‘If we turn concrete to dust, where do those memories go?’ – Christopher Beanland
In June 2018 Philip held a solo show at Agentea Gallery, Birmingham. Entitled Birmingham Dust, it sampled from the Pause Project - the ongoing project delving into spaces ripe for development. Three media were applied - the conventional print, concrete tablets and projection.
The art blogger Ruth Millington wrote in her preview;
‘Birmingham Dust’ captures a city changing, physically and culturally, amidst rapid regeneration. As part of Philip Singleton’s larger ‘Pause Project’, this exhibition presents the artist’s photographic interventions across twelve sites in Birmingham, ahead of their demolition or redevelopment. Through printed photographs, a projected film and an installation of concrete tablets, Philip Singleton preserves those places where dust has settled, before they disappear.

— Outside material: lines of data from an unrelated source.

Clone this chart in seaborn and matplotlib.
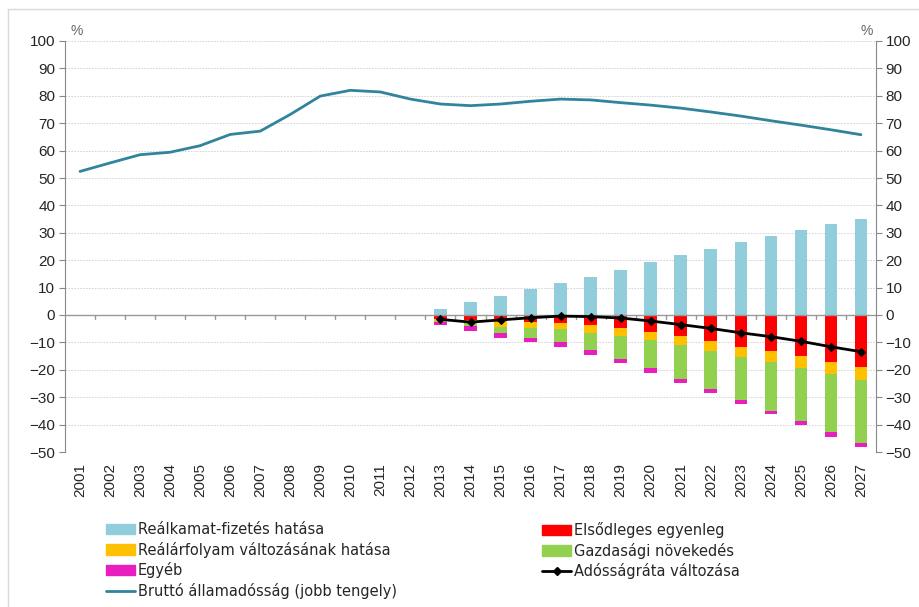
import numpy as np
import pandas as pd
import matplotlib
matplotlib.use("Agg")
import matplotlib.pyplot as plt
import seaborn as sns
from matplotlib.lines import Line2D
from matplotlib.patches import Patch

years = [str(y) for y in range(2001, 2028)]
bar_years = [str(y) for y in range(2013, 2028)]

# debt decomposition (percentage points), 2013-2027
realkamat = [2.1, 4.6, 6.8, 9.4, 11.6, 14.0, 16.6, 19.4, 21.8, 24.0, 26.5, 28.8, 31.0, 33.3, 35.0]
elsodleges = [-1.3, -1.8, -2.2, -2.6, -2.9, -3.7, -4.8, -6.1, -7.8, -9.5, -11.5, -13.2, -15.1, -17.3, -19.1]
arfolyam = [-1.0, -0.3, -2.1, -2.2, -2.3, -2.8, -2.7, -3.2, -3.3, -3.7, -3.8, -4.1, -4.3, -4.3, -4.8]
gazdasagi = [-0.4, -2.0, -2.4, -3.5, -4.6, -6.3, -8.7, -10.1, -12.2, -13.9, -15.6, -17.7, -19.4, -21.2, -22.7]
egyeb = [-1.0, -1.6, -1.6, -1.7, -1.7, -1.7, -1.5, -1.7, -1.4, -1.5, -1.5, -1.3, -1.5, -1.6, -1.6]
adossagrata = [-1.6, -2.6, -1.8, -1.0, -0.4, -0.6, -1.1, -2.2, -3.5, -4.9, -6.5, -7.9, -9.6, -11.6, -13.4]

# gross public debt, % of GDP (right axis)
brutto = [52.4, 55.5, 58.5, 59.4, 61.8, 65.9, 67.1, 73.2, 79.9, 82.0, 81.4, 78.8, 77.0,
          76.4, 77.0, 78.0, 78.8, 78.5, 77.5, 76.6, 75.5, 74.1, 72.6, 70.9, 69.3, 67.6, 65.8]

c_blue = "#92CDDC"
c_red = "#FF0000"
c_yellow = "#FFC000"
c_green = "#92D050"
c_pink = "#E81EBE"
c_teal = "#31849B"

sns.set_style("white")
plt.rcParams["font.family"] = ["Liberation Sans", "DejaVu Sans"]

df = pd.DataFrame({"year": bar_years, "realkamat": realkamat, "elsodleges": elsodleges,
                   "arfolyam": arfolyam, "gazdasagi": gazdasagi, "egyeb": egyeb})
# cumulative sums so the negative parts stack downwards
df["s1"] = df["elsodleges"]
df["s2"] = df["s1"] + df["arfolyam"]
df["s3"] = df["s2"] + df["gazdasagi"]
df["s4"] = df["s3"] + df["egyeb"]

fig = plt.figure(figsize=(9.19, 6.07), dpi=100)
ax = fig.add_axes([65 / 919, 155 / 607, 811 / 919, 411 / 607])

bw = 0.42
for col, color in [("s4", c_pink), ("s3", c_green), ("s2", c_yellow), ("s1", c_red)]:
    sns.barplot(data=df, x="year", y=col, order=years, color=color, width=bw,
                saturation=1, ax=ax, linewidth=0)
sns.barplot(data=df, x="year", y="realkamat", order=years, color=c_blue, width=bw,
            saturation=1, ax=ax, linewidth=0)

pos = [years.index(y) for y in bar_years]
sns.lineplot(x=pos, y=adossagrata, ax=ax, color="black", linewidth=2, marker="D",
             markersize=4.5, markeredgecolor="black", zorder=5)

ax.set_xlim(-0.5, len(years) - 0.5)
ax.set_ylim(-50, 100)
ax.set_yticks(np.arange(-50, 101, 10))
ax.set_xlabel("")
ax.set_ylabel("")
ax.grid(axis="y", color="#CFCFCF", linestyle=(0, (2, 1.5)), linewidth=0.6)
ax.set_axisbelow(True)
ax.axhline(0, color="#999999", linewidth=1, zorder=3)
for b in np.arange(0.5, len(years) - 0.5, 1):
    ax.plot([b, b], [0, -1.3], color="#999999", linewidth=1, zorder=3)
ax.set_xticks(range(len(years)))
ax.set_xticklabels(years, rotation=90, fontsize=11)
ax.tick_params(axis="x", length=0, pad=8)
ax.tick_params(axis="y", labelsize=11, length=4, color="#888888", direction="out", left=True, pad=3)
for s in ["top", "bottom", "right"]:
    ax.spines[s].set_visible(False)
ax.spines["left"].set_color("#888888")

ax2 = ax.twinx()
sns.lineplot(x=list(range(len(years))), y=brutto, ax=ax2, color=c_teal, linewidth=2)
ax2.set_ylim(-50, 100)
ax2.set_yticks(np.arange(-50, 101, 10))
ax2.tick_params(axis="y", labelsize=11, length=4, color="#888888", direction="out", right=True, pad=3)
ax2.set_ylabel("")
for s in ["top", "bottom", "left"]:
    ax2.spines[s].set_visible(False)
ax2.spines["right"].set_color("#888888")
ax2.grid(False)

fig.text(77 / 919, 1 - 31 / 607, "%", fontsize=10, color="#666666", ha="center", va="center")
fig.text(867 / 919, 1 - 31 / 607, "%", fontsize=10, color="#666666", ha="center", va="center")

leg_font = {"family": "DejaVu Sans", "size": 10.5}
h_left = [Patch(color=c_blue), Patch(color=c_yellow), Patch(color=c_pink),
          Line2D([], [], color=c_teal, linewidth=2)]
l_left = ["Reálkamat-fizetés hatása", "Reálárfolyam változásának hatása", "Egyéb",
          "Bruttó államadósság (jobb tengely)"]
h_right = [Patch(color=c_red), Patch(color=c_green),
           Line2D([], [], color="black", linewidth=2, marker="D", markersize=4)]
l_right = ["Elsődleges egyenleg", "Gazdasági növekedés", "Adósságráta változása"]
kw = dict(frameon=False, prop=leg_font, handlelength=2.0, handleheight=0.7,
          handletextpad=0.2, labelspacing=0.32, borderaxespad=0, borderpad=0)
fig.legend(h_left, l_left, loc="upper left", bbox_to_anchor=(106 / 919, 1 - 522 / 607), **kw)
fig.legend(h_right, l_right, loc="upper left", bbox_to_anchor=(542 / 919, 1 - 522 / 607), **kw)

# light frame around the chart
fig.add_artist(Line2D([8 / 919, 8 / 919], [0, 1 - 9 / 607], color="#D9D9D9", linewidth=1))
fig.add_artist(Line2D([8 / 919, 1], [1 - 9 / 607, 1 - 9 / 607], color="#D9D9D9", linewidth=1))

fig.savefig("out.png", dpi=100)
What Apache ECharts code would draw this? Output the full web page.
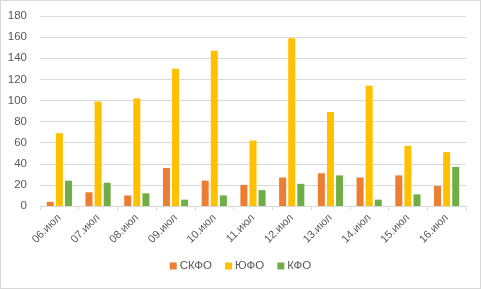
<!DOCTYPE html>
<html>
<head>
<meta charset="utf-8">
<script src="https://cdn.jsdelivr.net/npm/echarts@6/dist/echarts.min.js"></script>
<style>
  html, body { margin: 0; padding: 0; background: #fff; }
  #chart { width: 479px; height: 287px; border: 1px solid #d9d9d9; }
</style>
</head>
<body>
<div id="chart"></div>
<script>
// дни (ось X)
var days = ['06.июл', '07.июл', '08.июл', '09.июл', '10.июл', '11.июл',
            '12.июл', '13.июл', '14.июл', '15.июл', '16.июл'];

// значения по округам
var skfo = [4, 13, 10, 36, 24, 20, 27, 31, 27, 29, 19];
var yufo = [69, 99, 102, 130, 147, 62, 159, 89, 114, 57, 51];
var kfo  = [24, 22, 12, 6, 10, 15, 21, 29, 6, 11, 37];

var seriesNames = ['СКФО', 'ЮФО', 'КФО'];
var colors = ['#ED7D31', '#FFC000', '#70AD47'];

var myChart = echarts.init(document.getElementById('chart'));

function bar(name, data, color) {
    return {
        name: name,
        type: 'bar',
        data: data,
        barWidth: 7,
        barGap: '30%',
        itemStyle: { color: color },
        animation: false
    };
}

var option = {
    textStyle: { fontFamily: 'Liberation Sans, Arial, sans-serif', color: '#595959' },
    grid: { left: 39, right: 14, top: 15, bottom: 82 },
    legend: {
        bottom: 11,
        left: 'center',
        itemWidth: 7,
        itemHeight: 7,
        itemGap: 13,
        icon: 'rect',
        textStyle: { fontSize: 11.5, color: '#595959', padding: [0, 0, 0, -2] },
        data: seriesNames
    },
    xAxis: {
        type: 'category',
        data: days,
        axisLine: { lineStyle: { color: '#d9d9d9' } },
        axisTick: { show: true, alignWithLabel: false, length: 4, lineStyle: { color: '#d9d9d9' } },
        axisLabel: { rotate: 45, fontSize: 11, color: '#595959', margin: 10, interval: 0 }
    },
    yAxis: {
        type: 'value',
        min: 0,
        max: 180,
        interval: 20,
        axisLine: { show: false },
        axisTick: { show: false },
        axisLabel: { fontSize: 11.5, color: '#595959', margin: 13 },
        splitLine: { lineStyle: { color: '#d9d9d9' } }
    },
    series: [
        bar(seriesNames[0], skfo, colors[0]),
        bar(seriesNames[1], yufo, colors[1]),
        bar(seriesNames[2], kfo, colors[2])
    ]
};

myChart.setOption(option);
</script>
</body>
</html>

An architect-turned artist, Philip Singleton began the ‘Pause Project’ by taking photographic images of Edgbaston House, left empty, in 2016. He was struck by the discarded objects – food, tables, pictures, signs, even a suitcase – recognising them as signifiers of a peoples’ lives and memories. His series of photographic prints explore uninhabited urban sites, including the Roundhouse, Municipal Bank and Birmingham’s Conservatoire. Uncanny images, such as ‘Gilders' Yard - Looking Through’, suggest mystery in the mundane, with multiple doors left curiously ajar. Other photographs display dust, the signifier of time passing, as it settles and shrouds spaces.